Troubleshooting in the "Real World"

You're probably not going to run the security demo in production. Since the docs don't cover much beyond that, there's a period of trial and error. Luckily, the OpenSearch APIs are very good about producing helpful error messages. Here's a few problems I had, along with their solutions:

1. Using the node certificate instead of admin

apply-security-admin.sh is the wrapper script I shared above. Here's a what happens when you try to run it with a node certificate:

[root@opensearch-α ~]# ./apply-security-admin.sh
WARNING: nor OPENSEARCH_JAVA_HOME nor JAVA_HOME is set, will use /usr/bin/java
Security Admin v7
Will connect to opensearch.service.rl:9200 ... done
Connected as "[email protected]"
ERR: "[email protected]" is not an admin user
Seems you use a node certificate. This is not permitted, you have to use a client certificate and register it as admin_dn in opensearch.yml

According to the error messages, this used to be allowed, but recent versions of OpenSearch don't let you use the same certs for node and admin operations.
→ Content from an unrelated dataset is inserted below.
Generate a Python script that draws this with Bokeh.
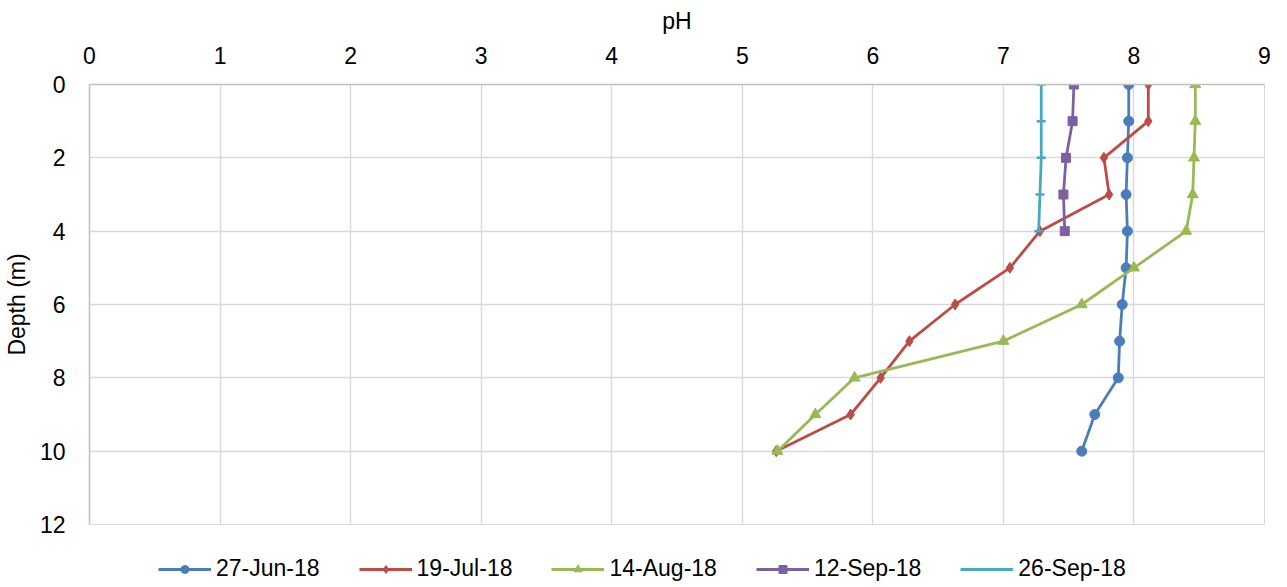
from bokeh.plotting import figure
from bokeh.models import Range1d, FixedTicker, Legend, LegendItem
from bokeh.layouts import column
from bokeh.embed import file_html
from bokeh.resources import INLINE

depth = [0, 1, 2, 3, 4, 5, 6, 7, 8, 9, 10]
depth_short = [0, 1, 2, 3, 4]
jun27 = [7.96, 7.96, 7.95, 7.94, 7.95, 7.94, 7.91, 7.89, 7.88, 7.70, 7.60]
jul19 = [8.11, 8.11, 7.77, 7.81, 7.28, 7.05, 6.63, 6.28, 6.06, 5.83, 5.26]
aug14 = [8.47, 8.47, 8.46, 8.45, 8.40, 8.00, 7.60, 7.00, 5.86, 5.56, 5.27]
sep12 = [7.54, 7.53, 7.48, 7.46, 7.47]
sep26 = [7.29, 7.29, 7.29, 7.28, 7.27]

labels = ["27-Jun-18", "19-Jul-18", "14-Aug-18", "12-Sep-18", "26-Sep-18"]
x_ticks = [0, 1, 2, 3, 4, 5, 6, 7, 8, 9]
y_ticks = [0, 2, 4, 6, 8, 10, 12]

FONT = "Liberation Sans"
FS = "23px"

p = figure(width=1271, height=540, output_backend="svg", toolbar_location=None,
           x_axis_location="above", x_range=Range1d(0, 9), y_range=Range1d(12, 0),
           min_border_left=78, min_border_right=7, min_border_top=84, min_border_bottom=16)
p.background_fill_color = "white"
p.border_fill_color = "white"
p.outline_line_color = "#d9d9d9"

for ax in (p.xaxis[0], p.yaxis[0]):
    ax.major_tick_line_color = None
    ax.minor_tick_line_color = None
    ax.axis_line_color = "#bfbfbf"
    ax.axis_line_width = 1.5
    ax.major_label_text_font = FONT
    ax.major_label_text_font_size = FS
    ax.major_label_text_color = "black"
    ax.axis_label_text_font = FONT
    ax.axis_label_text_font_size = FS
    ax.axis_label_text_font_style = "normal"
    ax.axis_label_text_color = "black"

p.xaxis[0].ticker = FixedTicker(ticks=x_ticks)
p.yaxis[0].ticker = FixedTicker(ticks=y_ticks)
p.xaxis[0].axis_label = "pH"
p.yaxis[0].axis_label = "Depth (m)"
p.xaxis[0].major_label_standoff = 15
p.xaxis[0].axis_label_standoff = 10
p.yaxis[0].major_label_standoff = 18
p.yaxis[0].axis_label_standoff = 7

p.xgrid.ticker = FixedTicker(ticks=x_ticks)
p.ygrid.ticker = FixedTicker(ticks=y_ticks)
p.grid.grid_line_color = "#d9d9d9"
p.grid.grid_line_width = 1.4

colors = ["#4a7ebb", "#be4b48", "#98b954", "#7d60a0", "#46aac5"]
series = [(jun27, depth), (jul19, depth), (aug14, depth), (sep12, depth_short), (sep26, depth_short)]
markers = ["circle", "diamond", "triangle", "square", "dash"]
sizes = [10, 11, 11, 9, 9]


def draw(fig, xs, ys, c, m, s):
    r1 = fig.line(xs, ys, line_color=c, line_width=2.8)
    if m == "dash":
        r2 = fig.scatter(xs, ys, marker=m, size=s, line_color=c, line_width=2.5)
    else:
        r2 = fig.scatter(xs, ys, marker=m, size=s, fill_color=c, line_color=c)
    return r1, r2


for (xs, ys), c, m, s in zip(series, colors, markers, sizes):
    draw(p, xs, ys, c, m, s)

# legend strip below the chart (its glyphs fall outside its own ranges)
p2 = figure(width=1271, height=43, output_backend="svg", toolbar_location=None,
            x_range=Range1d(100, 101), y_range=Range1d(100, 101),
            min_border_left=0, min_border_right=0, min_border_top=0, min_border_bottom=0)
p2.axis.visible = False
p2.grid.visible = False
p2.outline_line_color = None
p2.background_fill_color = "white"
p2.border_fill_color = "white"

items = []
for (xs, ys), c, m, s, lab in zip(series, colors, markers, sizes, labels):
    r1, r2 = draw(p2, xs, ys, c, m, s)
    items.append(LegendItem(label=lab, renderers=[r1, r2]))

legend = Legend(items=items, orientation="horizontal", location=(69, 1),
                label_text_font=FONT, label_text_font_size=FS, label_text_color="black",
                glyph_width=53, glyph_height=20, label_standoff=5, spacing=39,
                padding=4, margin=0, border_line_color=None, background_fill_alpha=0)
p2.add_layout(legend, "center")

open("out.html", "w").write(file_html(column(p, p2, spacing=0), INLINE))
You can verify the distinguished name using openssl or any number of tools. I prefer using the gnutls utility, certtool:

[root@opensearch-α ~]# cat /etc/ssl/certs/node.crt | certtool -i | grep "Subject:"
        Subject: CN=node@opensearch-a.host.rl

2. Private Key format for OpenSearch must be pkcs8

As a java application, OpenSearch allows the use of Java keystore for PKI. However, the developers were nice enough to support the more common PEM certificate formats as well. But the private key format needs to be pkcs8 instead of the more common sec1 format.

What does success look like?

Once everything is working, the cluster will form. You should see log lines similar to

.98.61}{172.19.98.61:9300}{dimr}{shard_indexing_pressure_enabled=true} elect leader, {opensearch-a.host.rl}{lSsEWeGyTY-xjphhPy0Emg}{hAFesxHIQ7WxBAw6qzX7
EQ}{172.19.98.60}{172.19.98.60:9300}{dimr}{shard_indexing_pressure_enabled=true} elect leader, _BECOME_CLUSTER_MANAGER_TASK_, _FINISH_ELECTION_], term:
13, version: 200, delta: cluster-manager node changed {previous [], current [{opensearch-a.host.rl}{lSsEWeGyTY-xjphhPy0Emg}{hAFesxHIQ7WxBAw6qzX7EQ}{172.
19.98.60}{172.19.98.60:9300}{dimr}{shard_indexing_pressure_enabled=true}]}

At which point, you should be able to access the cluster via its HTTP REST API:

curl -u ${PW} https://opensearch.service.rl:9200/_cat/nodes
172.19.98.60 47 85 1 0.11 0.08 0.03 dimr cluster_manager,data,ingest,remote_cluster_client - opensearch-a.host.rl
172.19.98.61 26 82 2 0.20 0.11 0.03 dimr cluster_manager,data,ingest,remote_cluster_client * opensearch-b.host.rl
172.19.98.62 15 86 4 0.01 0.02 0.00 dimr cluster_manager,data,ingest,remote_cluster_client - opensearch-c.host.rl

Conclusions

So, was my decision to avoid Kubernetes and try to figure out OpenSearch security plugins in a more familiar, VM-based environment a good one? Well...yes and no.

The Kubernetes operator runs securityadmin.sh on your behalf. Observing the operator doing its thing actually helped me realize the workflow. But I'm still glad I did it, because now I know I have some idea what it might look like to enable security plugins on a production cluster. And I hope it helps you as well!